▶ _PROMPT_
In this exercise, return the whole listing exactly, excluding any images.

* Begin *

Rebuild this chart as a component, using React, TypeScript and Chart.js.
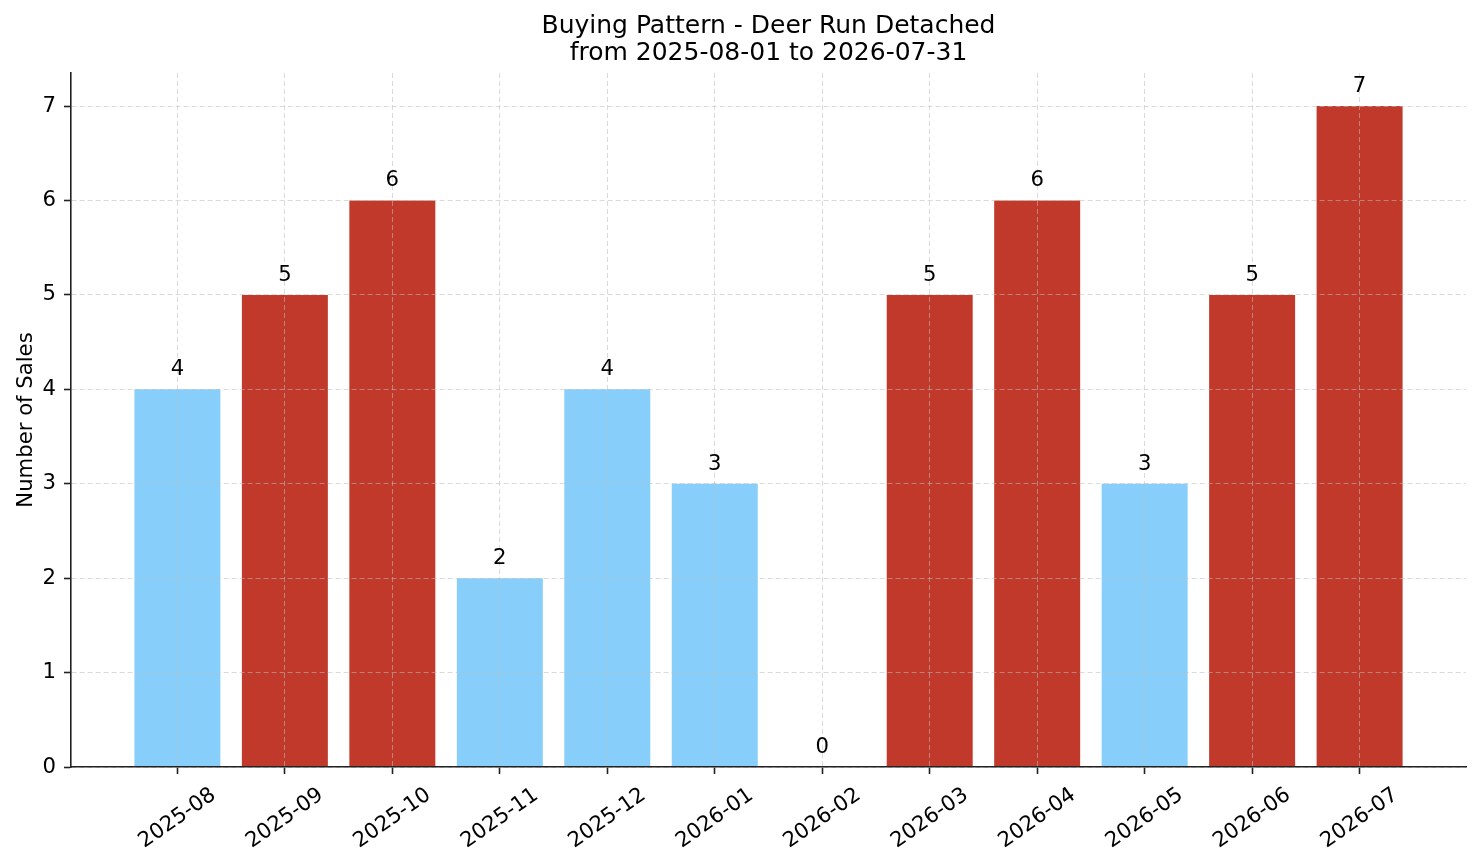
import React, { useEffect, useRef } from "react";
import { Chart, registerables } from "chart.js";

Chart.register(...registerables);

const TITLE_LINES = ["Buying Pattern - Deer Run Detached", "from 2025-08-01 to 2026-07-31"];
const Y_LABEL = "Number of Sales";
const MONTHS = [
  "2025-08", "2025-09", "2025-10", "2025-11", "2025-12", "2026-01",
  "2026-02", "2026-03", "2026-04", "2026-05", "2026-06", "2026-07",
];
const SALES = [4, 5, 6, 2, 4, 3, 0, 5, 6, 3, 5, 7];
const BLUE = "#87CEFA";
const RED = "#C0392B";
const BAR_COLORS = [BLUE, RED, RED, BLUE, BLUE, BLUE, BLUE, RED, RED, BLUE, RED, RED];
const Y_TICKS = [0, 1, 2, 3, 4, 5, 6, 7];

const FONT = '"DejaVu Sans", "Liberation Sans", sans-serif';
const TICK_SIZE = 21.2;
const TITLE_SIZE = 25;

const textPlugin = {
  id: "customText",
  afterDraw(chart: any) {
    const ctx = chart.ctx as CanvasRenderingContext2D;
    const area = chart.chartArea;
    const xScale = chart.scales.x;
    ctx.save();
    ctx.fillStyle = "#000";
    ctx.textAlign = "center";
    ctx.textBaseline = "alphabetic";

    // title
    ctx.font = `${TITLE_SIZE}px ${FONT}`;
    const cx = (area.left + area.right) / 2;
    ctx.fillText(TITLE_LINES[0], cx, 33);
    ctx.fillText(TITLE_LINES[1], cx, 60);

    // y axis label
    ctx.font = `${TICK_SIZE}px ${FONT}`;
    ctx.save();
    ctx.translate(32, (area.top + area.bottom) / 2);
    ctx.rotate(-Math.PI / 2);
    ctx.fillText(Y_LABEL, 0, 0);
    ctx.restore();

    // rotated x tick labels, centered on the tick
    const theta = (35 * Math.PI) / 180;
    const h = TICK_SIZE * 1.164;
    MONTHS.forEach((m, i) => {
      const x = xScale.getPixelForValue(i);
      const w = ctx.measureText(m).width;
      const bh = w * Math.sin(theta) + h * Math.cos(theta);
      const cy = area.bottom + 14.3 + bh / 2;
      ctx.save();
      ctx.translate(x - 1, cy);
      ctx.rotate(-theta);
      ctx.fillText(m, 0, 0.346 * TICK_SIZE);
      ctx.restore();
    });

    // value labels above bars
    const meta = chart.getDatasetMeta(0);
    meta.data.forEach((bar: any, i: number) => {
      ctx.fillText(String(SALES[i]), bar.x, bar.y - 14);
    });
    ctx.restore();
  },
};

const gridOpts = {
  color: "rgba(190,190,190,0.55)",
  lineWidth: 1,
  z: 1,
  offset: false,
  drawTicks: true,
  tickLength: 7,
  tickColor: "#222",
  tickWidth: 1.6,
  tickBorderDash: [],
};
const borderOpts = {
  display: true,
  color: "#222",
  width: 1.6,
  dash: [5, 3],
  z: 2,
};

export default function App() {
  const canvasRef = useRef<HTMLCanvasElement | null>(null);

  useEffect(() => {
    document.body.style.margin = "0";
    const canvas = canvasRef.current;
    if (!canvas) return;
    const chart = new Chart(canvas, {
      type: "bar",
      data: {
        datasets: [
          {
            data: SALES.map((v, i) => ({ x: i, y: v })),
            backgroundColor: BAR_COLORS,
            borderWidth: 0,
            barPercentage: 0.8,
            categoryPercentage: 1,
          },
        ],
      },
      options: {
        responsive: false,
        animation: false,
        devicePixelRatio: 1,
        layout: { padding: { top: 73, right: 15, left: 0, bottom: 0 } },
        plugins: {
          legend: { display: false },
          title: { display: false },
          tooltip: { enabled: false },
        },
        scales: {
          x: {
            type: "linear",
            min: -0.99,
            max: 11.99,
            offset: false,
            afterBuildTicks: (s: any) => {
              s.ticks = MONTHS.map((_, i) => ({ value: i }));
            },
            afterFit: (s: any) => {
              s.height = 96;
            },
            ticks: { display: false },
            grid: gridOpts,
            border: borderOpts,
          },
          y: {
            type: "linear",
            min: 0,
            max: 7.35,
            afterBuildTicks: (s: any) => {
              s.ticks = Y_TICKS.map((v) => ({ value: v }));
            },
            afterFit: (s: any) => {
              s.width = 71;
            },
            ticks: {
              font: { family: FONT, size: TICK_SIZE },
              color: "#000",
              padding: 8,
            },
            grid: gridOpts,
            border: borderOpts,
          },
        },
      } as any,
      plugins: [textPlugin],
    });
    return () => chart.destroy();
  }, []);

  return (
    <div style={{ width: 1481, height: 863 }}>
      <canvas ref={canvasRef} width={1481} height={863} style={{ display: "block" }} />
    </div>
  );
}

* End *

▶ _COMPLETE OUTPUT_
Rebuild this chart as a component, using React, TypeScript and Chart.js.
import React, { useEffect, useRef } from "react";
import { Chart, registerables } from "chart.js";

Chart.register(...registerables);

const TITLE_LINES = ["Buying Pattern - Deer Run Detached", "from 2025-08-01 to 2026-07-31"];
const Y_LABEL = "Number of Sales";
const MONTHS = [
  "2025-08", "2025-09", "2025-10", "2025-11", "2025-12", "2026-01",
  "2026-02", "2026-03", "2026-04", "2026-05", "2026-06", "2026-07",
];
const SALES = [4, 5, 6, 2, 4, 3, 0, 5, 6, 3, 5, 7];
const BLUE = "#87CEFA";
const RED = "#C0392B";
const BAR_COLORS = [BLUE, RED, RED, BLUE, BLUE, BLUE, BLUE, RED, RED, BLUE, RED, RED];
const Y_TICKS = [0, 1, 2, 3, 4, 5, 6, 7];

const FONT = '"DejaVu Sans", "Liberation Sans", sans-serif';
const TICK_SIZE = 21.2;
const TITLE_SIZE = 25;

const textPlugin = {
  id: "customText",
  afterDraw(chart: any) {
    const ctx = chart.ctx as CanvasRenderingContext2D;
    const area = chart.chartArea;
    const xScale = chart.scales.x;
    ctx.save();
    ctx.fillStyle = "#000";
    ctx.textAlign = "center";
    ctx.textBaseline = "alphabetic";

    // title
    ctx.font = `${TITLE_SIZE}px ${FONT}`;
    const cx = (area.left + area.right) / 2;
    ctx.fillText(TITLE_LINES[0], cx, 33);
    ctx.fillText(TITLE_LINES[1], cx, 60);

    // y axis label
    ctx.font = `${TICK_SIZE}px ${FONT}`;
    ctx.save();
    ctx.translate(32, (area.top + area.bottom) / 2);
    ctx.rotate(-Math.PI / 2);
    ctx.fillText(Y_LABEL, 0, 0);
    ctx.restore();

    // rotated x tick labels, centered on the tick
    const theta = (35 * Math.PI) / 180;
    const h = TICK_SIZE * 1.164;
    MONTHS.forEach((m, i) => {
      const x = xScale.getPixelForValue(i);
      const w = ctx.measureText(m).width;
      const bh = w * Math.sin(theta) + h * Math.cos(theta);
      const cy = area.bottom + 14.3 + bh / 2;
      ctx.save();
      ctx.translate(x - 1, cy);
      ctx.rotate(-theta);
      ctx.fillText(m, 0, 0.346 * TICK_SIZE);
      ctx.restore();
    });

    // value labels above bars
    const meta = chart.getDatasetMeta(0);
    meta.data.forEach((bar: any, i: number) => {
      ctx.fillText(String(SALES[i]), bar.x, bar.y - 14);
    });
    ctx.restore();
  },
};

const gridOpts = {
  color: "rgba(190,190,190,0.55)",
  lineWidth: 1,
  z: 1,
  offset: false,
  drawTicks: true,
  tickLength: 7,
  tickColor: "#222",
  tickWidth: 1.6,
  tickBorderDash: [],
};
const borderOpts = {
  display: true,
  color: "#222",
  width: 1.6,
  dash: [5, 3],
  z: 2,
};

export default function App() {
  const canvasRef = useRef<HTMLCanvasElement | null>(null);

  useEffect(() => {
    document.body.style.margin = "0";
    const canvas = canvasRef.current;
    if (!canvas) return;
    const chart = new Chart(canvas, {
      type: "bar",
      data: {
        datasets: [
          {
            data: SALES.map((v, i) => ({ x: i, y: v })),
            backgroundColor: BAR_COLORS,
            borderWidth: 0,
            barPercentage: 0.8,
            categoryPercentage: 1,
          },
        ],
      },
      options: {
        responsive: false,
        animation: false,
        devicePixelRatio: 1,
        layout: { padding: { top: 73, right: 15, left: 0, bottom: 0 } },
        plugins: {
          legend: { display: false },
          title: { display: false },
          tooltip: { enabled: false },
        },
        scales: {
          x: {
            type: "linear",
            min: -0.99,
            max: 11.99,
            offset: false,
            afterBuildTicks: (s: any) => {
              s.ticks = MONTHS.map((_, i) => ({ value: i }));
            },
            afterFit: (s: any) => {
              s.height = 96;
            },
            ticks: { display: false },
            grid: gridOpts,
            border: borderOpts,
          },
          y: {
            type: "linear",
            min: 0,
            max: 7.35,
            afterBuildTicks: (s: any) => {
              s.ticks = Y_TICKS.map((v) => ({ value: v }));
            },
            afterFit: (s: any) => {
              s.width = 71;
            },
            ticks: {
              font: { family: FONT, size: TICK_SIZE },
              color: "#000",
              padding: 8,
            },
            grid: gridOpts,
            border: borderOpts,
          },
        },
      } as any,
      plugins: [textPlugin],
    });
    return () => chart.destroy();
  }, []);

  return (
    <div style={{ width: 1481, height: 863 }}>
      <canvas ref={canvasRef} width={1481} height={863} style={{ display: "block" }} />
    </div>
  );
}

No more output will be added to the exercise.